** begin **
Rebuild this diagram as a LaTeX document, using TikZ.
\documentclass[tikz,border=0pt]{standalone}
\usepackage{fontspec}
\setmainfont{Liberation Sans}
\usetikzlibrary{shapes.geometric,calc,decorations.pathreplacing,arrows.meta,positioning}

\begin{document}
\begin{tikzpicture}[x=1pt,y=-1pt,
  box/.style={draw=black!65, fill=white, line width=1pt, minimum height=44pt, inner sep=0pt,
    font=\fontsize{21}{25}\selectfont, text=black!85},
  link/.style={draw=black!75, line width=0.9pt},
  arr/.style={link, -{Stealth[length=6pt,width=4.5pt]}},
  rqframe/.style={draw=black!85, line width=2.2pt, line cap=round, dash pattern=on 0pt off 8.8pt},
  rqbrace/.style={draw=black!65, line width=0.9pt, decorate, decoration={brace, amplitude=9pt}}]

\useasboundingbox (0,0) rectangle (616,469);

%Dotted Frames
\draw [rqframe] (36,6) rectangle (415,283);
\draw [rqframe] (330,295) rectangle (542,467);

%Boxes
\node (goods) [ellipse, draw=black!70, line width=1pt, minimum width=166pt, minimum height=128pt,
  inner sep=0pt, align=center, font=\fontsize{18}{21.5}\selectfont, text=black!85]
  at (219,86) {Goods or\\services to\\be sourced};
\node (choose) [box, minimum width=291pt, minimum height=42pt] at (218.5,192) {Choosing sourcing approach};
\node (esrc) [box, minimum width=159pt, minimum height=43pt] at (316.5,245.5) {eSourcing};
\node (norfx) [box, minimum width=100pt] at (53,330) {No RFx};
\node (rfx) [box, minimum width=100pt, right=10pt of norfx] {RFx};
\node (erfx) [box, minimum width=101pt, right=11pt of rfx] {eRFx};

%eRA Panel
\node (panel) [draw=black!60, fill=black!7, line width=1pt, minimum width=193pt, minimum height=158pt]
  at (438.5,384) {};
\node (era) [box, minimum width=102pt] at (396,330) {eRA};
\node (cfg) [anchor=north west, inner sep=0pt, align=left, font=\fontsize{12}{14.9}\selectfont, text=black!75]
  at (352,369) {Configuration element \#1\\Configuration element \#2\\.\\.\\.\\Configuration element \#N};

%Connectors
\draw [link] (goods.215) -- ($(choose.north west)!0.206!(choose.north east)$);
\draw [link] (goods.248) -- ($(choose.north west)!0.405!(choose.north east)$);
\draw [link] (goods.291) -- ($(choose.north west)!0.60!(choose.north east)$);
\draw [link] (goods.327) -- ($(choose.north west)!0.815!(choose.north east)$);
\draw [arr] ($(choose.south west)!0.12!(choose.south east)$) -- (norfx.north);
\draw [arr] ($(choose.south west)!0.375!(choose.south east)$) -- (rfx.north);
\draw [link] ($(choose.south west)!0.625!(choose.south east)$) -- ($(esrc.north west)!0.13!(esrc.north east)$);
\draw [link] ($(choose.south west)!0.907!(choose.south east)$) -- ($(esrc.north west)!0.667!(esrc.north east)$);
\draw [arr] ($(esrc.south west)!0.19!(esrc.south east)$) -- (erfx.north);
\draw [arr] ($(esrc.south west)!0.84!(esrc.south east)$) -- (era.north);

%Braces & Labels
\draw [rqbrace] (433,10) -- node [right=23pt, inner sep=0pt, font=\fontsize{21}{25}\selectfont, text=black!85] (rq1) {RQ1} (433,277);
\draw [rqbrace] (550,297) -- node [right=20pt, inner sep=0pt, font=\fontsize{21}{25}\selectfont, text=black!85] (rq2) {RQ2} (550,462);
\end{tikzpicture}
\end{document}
** end **
EXERCISE INSTRUCTIONS
Extract all the material, leaving every line as it is.

TASK SOLUTION
Rebuild this diagram as a LaTeX document, using TikZ.
\documentclass[tikz,border=0pt]{standalone}
\usepackage{fontspec}
\setmainfont{Liberation Sans}
\usetikzlibrary{shapes.geometric,calc,decorations.pathreplacing,arrows.meta,positioning}

\begin{document}
\begin{tikzpicture}[x=1pt,y=-1pt,
  box/.style={draw=black!65, fill=white, line width=1pt, minimum height=44pt, inner sep=0pt,
    font=\fontsize{21}{25}\selectfont, text=black!85},
  link/.style={draw=black!75, line width=0.9pt},
  arr/.style={link, -{Stealth[length=6pt,width=4.5pt]}},
  rqframe/.style={draw=black!85, line width=2.2pt, line cap=round, dash pattern=on 0pt off 8.8pt},
  rqbrace/.style={draw=black!65, line width=0.9pt, decorate, decoration={brace, amplitude=9pt}}]

\useasboundingbox (0,0) rectangle (616,469);

%Dotted Frames
\draw [rqframe] (36,6) rectangle (415,283);
\draw [rqframe] (330,295) rectangle (542,467);

%Boxes
\node (goods) [ellipse, draw=black!70, line width=1pt, minimum width=166pt, minimum height=128pt,
  inner sep=0pt, align=center, font=\fontsize{18}{21.5}\selectfont, text=black!85]
  at (219,86) {Goods or\\services to\\be sourced};
\node (choose) [box, minimum width=291pt, minimum height=42pt] at (218.5,192) {Choosing sourcing approach};
\node (esrc) [box, minimum width=159pt, minimum height=43pt] at (316.5,245.5) {eSourcing};
\node (norfx) [box, minimum width=100pt] at (53,330) {No RFx};
\node (rfx) [box, minimum width=100pt, right=10pt of norfx] {RFx};
\node (erfx) [box, minimum width=101pt, right=11pt of rfx] {eRFx};

%eRA Panel
\node (panel) [draw=black!60, fill=black!7, line width=1pt, minimum width=193pt, minimum height=158pt]
  at (438.5,384) {};
\node (era) [box, minimum width=102pt] at (396,330) {eRA};
\node (cfg) [anchor=north west, inner sep=0pt, align=left, font=\fontsize{12}{14.9}\selectfont, text=black!75]
  at (352,369) {Configuration element \#1\\Configuration element \#2\\.\\.\\.\\Configuration element \#N};

%Connectors
\draw [link] (goods.215) -- ($(choose.north west)!0.206!(choose.north east)$);
\draw [link] (goods.248) -- ($(choose.north west)!0.405!(choose.north east)$);
\draw [link] (goods.291) -- ($(choose.north west)!0.60!(choose.north east)$);
\draw [link] (goods.327) -- ($(choose.north west)!0.815!(choose.north east)$);
\draw [arr] ($(choose.south west)!0.12!(choose.south east)$) -- (norfx.north);
\draw [arr] ($(choose.south west)!0.375!(choose.south east)$) -- (rfx.north);
\draw [link] ($(choose.south west)!0.625!(choose.south east)$) -- ($(esrc.north west)!0.13!(esrc.north east)$);
\draw [link] ($(choose.south west)!0.907!(choose.south east)$) -- ($(esrc.north west)!0.667!(esrc.north east)$);
\draw [arr] ($(esrc.south west)!0.19!(esrc.south east)$) -- (erfx.north);
\draw [arr] ($(esrc.south west)!0.84!(esrc.south east)$) -- (era.north);

%Braces & Labels
\draw [rqbrace] (433,10) -- node [right=23pt, inner sep=0pt, font=\fontsize{21}{25}\selectfont, text=black!85] (rq1) {RQ1} (433,277);
\draw [rqbrace] (550,297) -- node [right=20pt, inner sep=0pt, font=\fontsize{21}{25}\selectfont, text=black!85] (rq2) {RQ2} (550,462);
\end{tikzpicture}
\end{document}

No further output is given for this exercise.